Alguns trabalhadores eram empregados da monocultura das plantações de cana que invadiram a região, mas se tornaram vítimas da mecanização do campo e perderam o emprego. Outros resolveram abandonar tudo e entrar na luta pela terra. “Se não for dessa forma, o governo não faz reforma agrária”, defende José Luiz das Chagas, secretário geral do Sindicato dos Trabalhadores da Agricultora Familiar de Paulicéia e Região, ele mesmo um assentado que enfrentou 10 anos de precariedade em um acampamento para obter um chão que hoje garante o sustento.
Para Rogério Giannini, presidente do SinPsi e secretário de Relações do Trabalho da CUT/SP, “a Reforma Agrária no Brasil terá um efeito civilizatório, com grande repercução econômica, social, política e cultural. O Agronegócio monuculturista não pode ser o modelo único num pais tão diversificado”.
As famílias enfrentam também o problema da educação. As quase cem crianças dos acampamentos precisam percorrer mais de 15 km para embarcar no ônibus que só passa na área urbana.
O prefeito de Paulicéia, Ronney Ferreira, do mesmo partido do governador José Serra, visitava pela primeira vez os acampamentos e se comprometeu a colaborar com trabalhadores. “Dentro do que a lei permite”, preferiu destacar.
A primeira grande ajuda poderia ser uma intervenção junto ao governador Serra, já que os terrenos dos acampamentos são propriedade da Cesp e basta uma autorização do governador para encaminhar a propriedade para a reforma agrária.

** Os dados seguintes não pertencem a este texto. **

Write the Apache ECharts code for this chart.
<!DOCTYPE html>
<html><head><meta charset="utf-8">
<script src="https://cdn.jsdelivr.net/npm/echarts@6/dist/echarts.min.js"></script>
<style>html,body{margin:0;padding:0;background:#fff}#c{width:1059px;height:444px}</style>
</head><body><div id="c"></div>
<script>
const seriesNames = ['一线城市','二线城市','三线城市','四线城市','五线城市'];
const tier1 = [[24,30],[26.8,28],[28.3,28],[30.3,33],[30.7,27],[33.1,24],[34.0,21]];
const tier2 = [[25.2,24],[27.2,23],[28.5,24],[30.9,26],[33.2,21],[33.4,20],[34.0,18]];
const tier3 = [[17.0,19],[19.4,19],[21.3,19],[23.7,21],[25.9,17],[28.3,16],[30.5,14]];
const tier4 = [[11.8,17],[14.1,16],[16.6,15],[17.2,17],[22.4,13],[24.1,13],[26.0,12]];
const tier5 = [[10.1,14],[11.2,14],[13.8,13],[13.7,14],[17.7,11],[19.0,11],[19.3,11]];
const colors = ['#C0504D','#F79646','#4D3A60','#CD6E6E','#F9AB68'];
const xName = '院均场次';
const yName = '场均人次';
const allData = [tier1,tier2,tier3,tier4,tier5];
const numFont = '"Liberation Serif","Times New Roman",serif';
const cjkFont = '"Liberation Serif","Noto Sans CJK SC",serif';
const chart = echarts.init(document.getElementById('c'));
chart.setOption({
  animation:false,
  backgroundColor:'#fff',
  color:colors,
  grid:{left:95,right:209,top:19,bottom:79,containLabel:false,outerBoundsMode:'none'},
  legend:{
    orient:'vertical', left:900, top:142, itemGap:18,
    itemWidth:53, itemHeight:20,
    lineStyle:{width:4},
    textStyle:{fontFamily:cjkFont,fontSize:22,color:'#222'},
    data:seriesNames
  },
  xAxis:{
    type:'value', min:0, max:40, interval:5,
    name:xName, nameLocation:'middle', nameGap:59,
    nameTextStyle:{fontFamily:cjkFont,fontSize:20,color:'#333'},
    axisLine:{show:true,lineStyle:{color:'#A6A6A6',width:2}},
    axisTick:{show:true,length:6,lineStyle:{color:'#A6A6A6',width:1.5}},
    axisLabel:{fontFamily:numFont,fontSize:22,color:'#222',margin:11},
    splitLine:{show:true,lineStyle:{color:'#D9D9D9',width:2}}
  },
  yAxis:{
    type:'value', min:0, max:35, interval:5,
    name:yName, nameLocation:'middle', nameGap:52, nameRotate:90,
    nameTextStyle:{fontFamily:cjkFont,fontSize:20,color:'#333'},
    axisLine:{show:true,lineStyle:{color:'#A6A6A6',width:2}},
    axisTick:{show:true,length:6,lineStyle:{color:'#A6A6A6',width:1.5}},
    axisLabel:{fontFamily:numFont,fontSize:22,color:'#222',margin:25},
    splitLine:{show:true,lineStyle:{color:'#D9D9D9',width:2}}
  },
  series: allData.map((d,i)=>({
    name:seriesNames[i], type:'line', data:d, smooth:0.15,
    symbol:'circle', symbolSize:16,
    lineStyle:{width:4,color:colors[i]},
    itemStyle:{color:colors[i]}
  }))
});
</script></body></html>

Secretário do meio-ambiente da CUT/SP, Aparecido Bispo lembrou que a grilagem é algo comum no Estado. “O próprio governo admite que há 330 hectares de terra griladas no Pontal de Paranapanema, que poderiam ser utilizadas para reforma agrária, mas o governo Serra não tem compromisso com o social. Quem faz agricultura sustentável é o pequeno agricultor”.
Perante a imensa fazenda cercada por estacas e protegida por arame farpado, pairava a certeza de que a solução para o Brasil não é o agronegócio e nem a monocultura, mas sim a produção de alimentos da agricultura familiar.